* [PROBLEM TO WORK ON] Leave out the pictures and repeat exactly the lines between the one containing "Give me the TikZ source for this diagram." and the one containing "(0,0) rectangle (732,396);", inclusive.

* [TASK DATA]
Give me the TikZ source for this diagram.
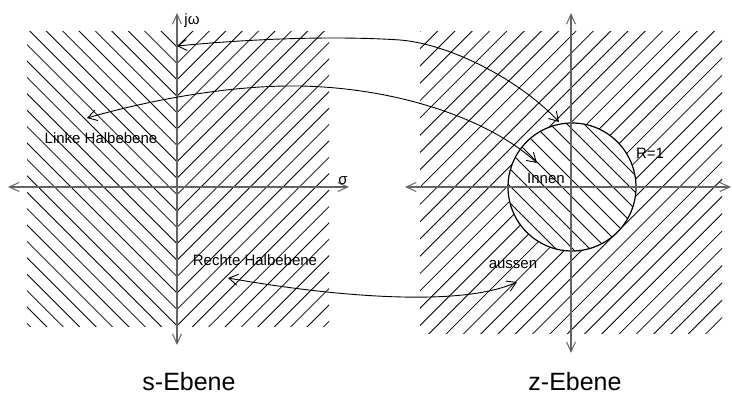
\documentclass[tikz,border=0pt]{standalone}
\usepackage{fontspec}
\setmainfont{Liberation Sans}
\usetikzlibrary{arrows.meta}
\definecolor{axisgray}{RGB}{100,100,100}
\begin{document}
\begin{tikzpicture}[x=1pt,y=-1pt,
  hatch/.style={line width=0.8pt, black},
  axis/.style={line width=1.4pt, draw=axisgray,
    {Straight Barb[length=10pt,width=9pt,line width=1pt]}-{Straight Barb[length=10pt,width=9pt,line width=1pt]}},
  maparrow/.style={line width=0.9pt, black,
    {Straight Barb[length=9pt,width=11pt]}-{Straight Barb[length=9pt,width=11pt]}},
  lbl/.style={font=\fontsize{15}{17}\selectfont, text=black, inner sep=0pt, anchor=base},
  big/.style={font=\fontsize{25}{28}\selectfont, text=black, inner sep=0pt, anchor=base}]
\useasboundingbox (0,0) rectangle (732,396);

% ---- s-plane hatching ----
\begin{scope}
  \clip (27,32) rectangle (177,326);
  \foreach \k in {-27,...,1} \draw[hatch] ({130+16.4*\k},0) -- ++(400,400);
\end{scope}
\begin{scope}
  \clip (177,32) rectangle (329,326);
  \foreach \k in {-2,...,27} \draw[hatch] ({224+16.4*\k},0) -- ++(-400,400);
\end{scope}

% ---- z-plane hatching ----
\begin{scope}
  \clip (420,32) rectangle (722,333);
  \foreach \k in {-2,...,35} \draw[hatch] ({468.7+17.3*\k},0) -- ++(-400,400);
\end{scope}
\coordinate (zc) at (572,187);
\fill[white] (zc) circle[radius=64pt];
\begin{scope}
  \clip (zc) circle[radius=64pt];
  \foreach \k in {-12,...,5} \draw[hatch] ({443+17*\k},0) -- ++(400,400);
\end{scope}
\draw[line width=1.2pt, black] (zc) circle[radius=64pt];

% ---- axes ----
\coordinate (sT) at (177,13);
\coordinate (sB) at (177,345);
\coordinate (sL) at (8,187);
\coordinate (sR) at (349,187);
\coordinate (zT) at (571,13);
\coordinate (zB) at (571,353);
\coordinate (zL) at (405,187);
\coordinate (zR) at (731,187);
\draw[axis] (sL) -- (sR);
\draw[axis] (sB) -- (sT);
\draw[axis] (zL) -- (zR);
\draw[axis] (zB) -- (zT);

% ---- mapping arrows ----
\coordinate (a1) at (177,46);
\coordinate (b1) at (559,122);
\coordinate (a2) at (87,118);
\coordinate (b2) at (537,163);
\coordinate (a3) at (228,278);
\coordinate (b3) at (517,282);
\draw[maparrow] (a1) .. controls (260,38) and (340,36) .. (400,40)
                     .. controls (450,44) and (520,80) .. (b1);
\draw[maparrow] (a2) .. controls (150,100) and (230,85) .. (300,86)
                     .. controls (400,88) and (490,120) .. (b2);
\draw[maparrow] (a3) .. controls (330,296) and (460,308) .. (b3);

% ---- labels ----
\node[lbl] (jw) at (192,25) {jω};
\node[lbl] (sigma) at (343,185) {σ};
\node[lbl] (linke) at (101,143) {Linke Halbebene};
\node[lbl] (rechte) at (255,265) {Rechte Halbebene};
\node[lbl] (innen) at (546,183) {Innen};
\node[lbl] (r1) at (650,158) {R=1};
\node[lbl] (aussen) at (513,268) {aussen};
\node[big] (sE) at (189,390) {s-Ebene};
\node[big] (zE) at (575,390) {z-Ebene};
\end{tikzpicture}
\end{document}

==

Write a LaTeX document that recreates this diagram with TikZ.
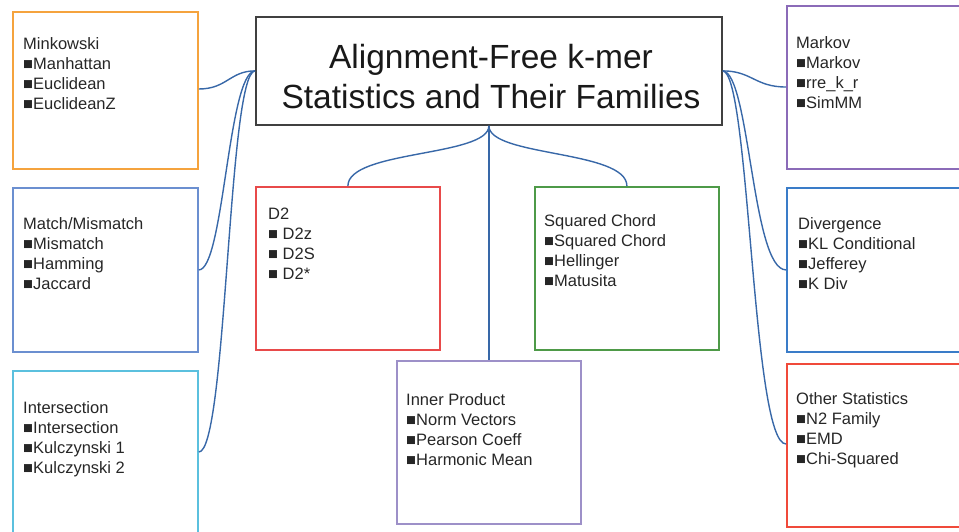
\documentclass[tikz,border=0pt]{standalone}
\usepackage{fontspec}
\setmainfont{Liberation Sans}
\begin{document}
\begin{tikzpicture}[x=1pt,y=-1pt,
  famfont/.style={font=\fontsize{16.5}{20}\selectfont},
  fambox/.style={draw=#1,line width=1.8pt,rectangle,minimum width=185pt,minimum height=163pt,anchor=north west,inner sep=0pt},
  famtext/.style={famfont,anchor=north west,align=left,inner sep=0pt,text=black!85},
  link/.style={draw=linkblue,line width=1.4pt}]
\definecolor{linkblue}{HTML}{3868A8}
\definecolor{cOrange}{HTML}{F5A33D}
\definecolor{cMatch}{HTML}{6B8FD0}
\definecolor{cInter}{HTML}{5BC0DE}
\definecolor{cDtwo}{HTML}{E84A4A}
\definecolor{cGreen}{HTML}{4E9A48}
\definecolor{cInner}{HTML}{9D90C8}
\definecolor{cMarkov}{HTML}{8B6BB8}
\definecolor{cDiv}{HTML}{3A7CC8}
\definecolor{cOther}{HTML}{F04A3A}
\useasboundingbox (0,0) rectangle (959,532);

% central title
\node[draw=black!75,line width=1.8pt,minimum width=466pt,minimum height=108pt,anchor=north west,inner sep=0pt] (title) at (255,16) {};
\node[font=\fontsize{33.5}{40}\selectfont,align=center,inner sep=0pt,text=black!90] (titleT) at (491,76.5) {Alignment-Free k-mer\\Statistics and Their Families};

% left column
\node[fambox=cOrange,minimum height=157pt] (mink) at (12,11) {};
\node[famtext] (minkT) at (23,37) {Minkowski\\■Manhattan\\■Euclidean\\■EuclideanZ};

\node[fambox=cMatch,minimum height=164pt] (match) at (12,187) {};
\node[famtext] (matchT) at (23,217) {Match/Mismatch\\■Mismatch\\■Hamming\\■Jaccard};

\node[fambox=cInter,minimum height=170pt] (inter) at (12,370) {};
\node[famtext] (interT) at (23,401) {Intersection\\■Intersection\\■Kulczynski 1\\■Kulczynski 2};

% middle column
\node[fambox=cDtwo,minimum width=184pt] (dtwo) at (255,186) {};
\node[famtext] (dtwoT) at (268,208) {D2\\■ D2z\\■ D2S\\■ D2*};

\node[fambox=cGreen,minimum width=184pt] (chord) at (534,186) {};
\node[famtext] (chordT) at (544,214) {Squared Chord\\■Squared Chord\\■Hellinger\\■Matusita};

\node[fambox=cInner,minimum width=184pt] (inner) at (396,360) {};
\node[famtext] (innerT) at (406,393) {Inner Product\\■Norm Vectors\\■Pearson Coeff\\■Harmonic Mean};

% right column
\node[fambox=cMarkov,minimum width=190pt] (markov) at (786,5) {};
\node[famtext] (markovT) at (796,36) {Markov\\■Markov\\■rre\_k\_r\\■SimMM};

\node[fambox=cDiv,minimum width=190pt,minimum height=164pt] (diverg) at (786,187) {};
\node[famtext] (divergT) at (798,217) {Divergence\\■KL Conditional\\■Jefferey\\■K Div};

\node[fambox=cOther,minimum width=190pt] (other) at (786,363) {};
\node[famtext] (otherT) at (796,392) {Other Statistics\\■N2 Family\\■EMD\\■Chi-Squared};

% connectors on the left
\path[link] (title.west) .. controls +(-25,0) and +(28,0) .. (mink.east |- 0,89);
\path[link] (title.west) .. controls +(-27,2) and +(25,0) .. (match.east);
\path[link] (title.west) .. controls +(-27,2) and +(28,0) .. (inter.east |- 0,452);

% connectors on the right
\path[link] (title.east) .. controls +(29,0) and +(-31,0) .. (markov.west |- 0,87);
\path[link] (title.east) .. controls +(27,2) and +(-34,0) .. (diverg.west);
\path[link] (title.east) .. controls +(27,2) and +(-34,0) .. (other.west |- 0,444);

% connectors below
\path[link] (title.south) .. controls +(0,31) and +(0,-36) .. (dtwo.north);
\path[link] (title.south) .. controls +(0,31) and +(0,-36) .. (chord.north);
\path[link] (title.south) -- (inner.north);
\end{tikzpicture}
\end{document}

==

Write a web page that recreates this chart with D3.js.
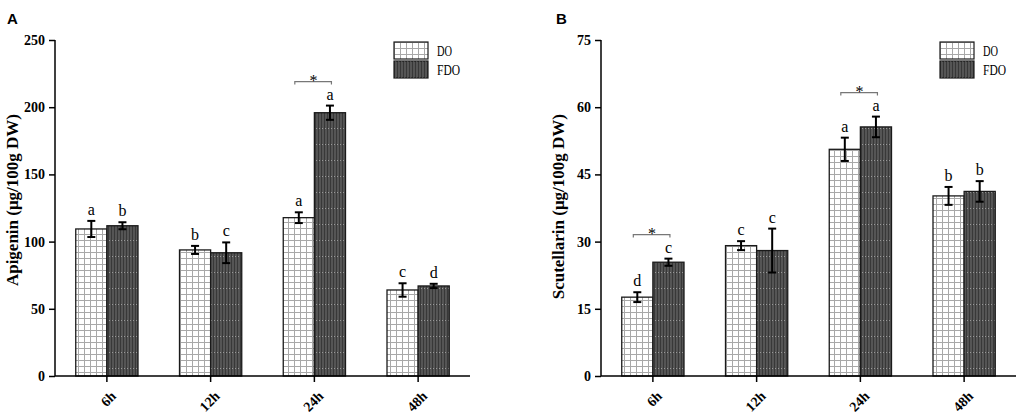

* [THE REPLY]
Give me the TikZ source for this diagram.
\documentclass[tikz,border=0pt]{standalone}
\usepackage{fontspec}
\setmainfont{Liberation Sans}
\usetikzlibrary{arrows.meta}
\definecolor{axisgray}{RGB}{100,100,100}
\begin{document}
\begin{tikzpicture}[x=1pt,y=-1pt,
  hatch/.style={line width=0.8pt, black},
  axis/.style={line width=1.4pt, draw=axisgray,
    {Straight Barb[length=10pt,width=9pt,line width=1pt]}-{Straight Barb[length=10pt,width=9pt,line width=1pt]}},
  maparrow/.style={line width=0.9pt, black,
    {Straight Barb[length=9pt,width=11pt]}-{Straight Barb[length=9pt,width=11pt]}},
  lbl/.style={font=\fontsize{15}{17}\selectfont, text=black, inner sep=0pt, anchor=base},
  big/.style={font=\fontsize{25}{28}\selectfont, text=black, inner sep=0pt, anchor=base}]
\useasboundingbox (0,0) rectangle (732,396);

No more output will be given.